2018-01-18
Bao Zhuoxuan (C), the son of human rights lawyer Wang Yu (R) and her legal activist husband Bao Longjun (L), pose for an airport photo before the teenager’s flight to Australia, Jan. 16, 2018.
Photo courtesy of an RFA listener.
The son of top human rights lawyer Wang Yu and her legal activist husband Bao Longjun, detained in a massive nationwide crackdown on rights lawyers and activists in July 2015, has arrived in Australia after being under house arrest with his parents and denied permission to leave China for more than two years, RFA has learned.
Bao Zhuoxuan, also known by his nickname Bao Mengmeng, was just 16 when his passport was confiscated in the wake of his parents’ arrest on the night of July 9, 2015 at the start of a nationwide police operation targeting the legal profession that became know as the “709 crackdown.”
He had planned to complete his high school education overseas.
The teenager later tried to escape across the border from the southwestern Chinese province of Yunnan into northern Myanmar with a couple of fellow activists posing as tourists.
But Bao and his minders were taken away from the Huadu Guesthouse in the Myanmar border town of Mongla by local police and handed over to the Chinese authorities.
Rights activists Tang Zhishun and Xing Qingxian were both later detained in the Tianjin No. 2 Detention Center on suspicion of “organizing the smuggling of persons across a national boundary.”
Now, Bao has finally been allowed to leave China, nearly three years after he had planned.
“My son’s passport came through [in late] November, and we immediately applied for a visa,” Bao Longjun told RFA on Thursday. “He arrived in Melbourne at around 2.00 p.m. yesterday.”
“Our boy was treated as guilty by association with us, and he has suffered greatly as a result,” he said. “It’s as if a huge weight has finally fallen from our shoulders.”
Plea bargain
Bao said his son’s departure had been part of a plea bargain struck with the authorities that led to his and Wang Yu’s “confession” to subversion charges and their subsequent release on “bail,” to be held under surveillance as a family.
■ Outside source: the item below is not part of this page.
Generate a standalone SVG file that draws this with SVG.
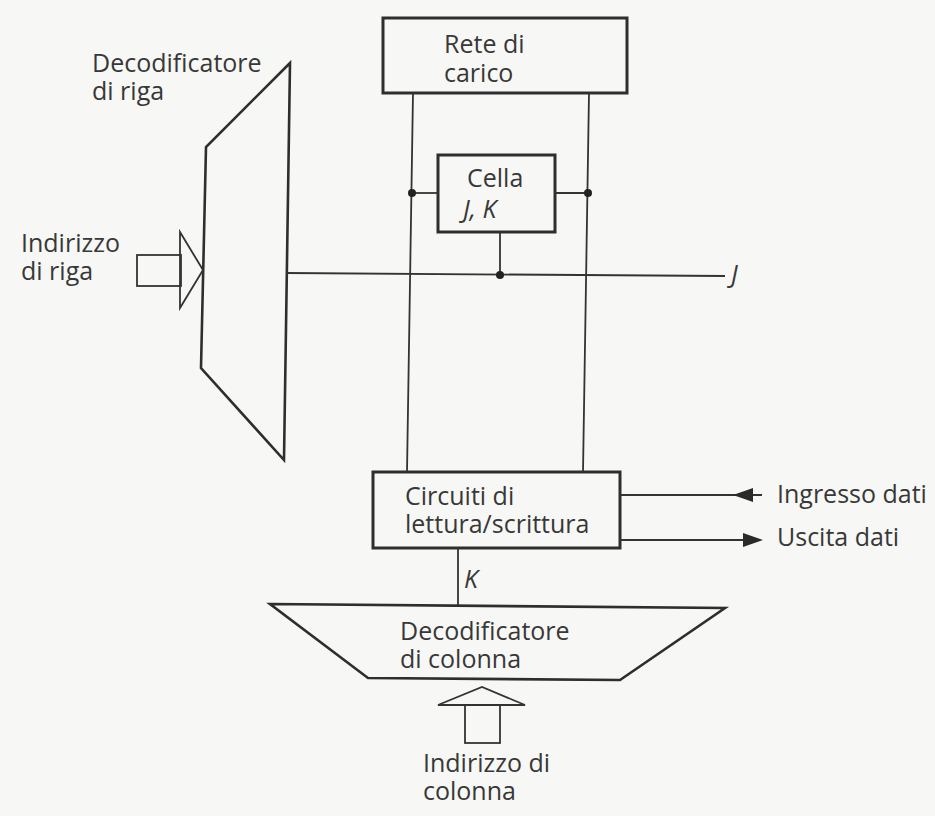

“I am pleased that [the authorities] actually kept their promise,” he said. “I hope he will now be able to complete his studies in Australia; we will have to see whether or not he is targeted [by agents of the Chinese state] while he is there.”
Bao said his family isn’t the only one that has seen innocent loved ones embroiled in the consequences of the July 2015 crackdown, citing the case of fellow lawyer Li Heping.
“[Li] Heping’s kid is due to take his gaokao [college entrance exam] in June, and he wants to go overseas to study at a good university,” Bao said. “I hope the authorities treat his kid in the same way as ours.”
But he said the greatest fears are around detained lawyer Wang Quanzhang, who remains in the Tianjin No. 1 Detention Center, denied visits from his lawyers, more than two years after his “disappearance” in 2015.
Wang Yu’s defense attorney Wen Donghai said the ruling Chinese Communist Party’s crackdown on human rights lawyers hasn’t ended yet.
“Right now it looks as if they are backing off in some areas and cracking down in others,” Wen told RFA. “This is all part of their strategy.”
“If you look at the thinking of [President] Xi Jinping, I don’t think the future will be very bright for those who practice law; not as bright as we once thought it would,” Wen said.
Wang and Bao once worked for the now-shuttered Fengrui law firm that was the first target of police raids and detentions in July 2015 that broadened into a nationwide operation targeting more than 300 lawyers, law firm staff and associated rights activists for detention, professional sanctions, house arrest, and travel bans, including for family members.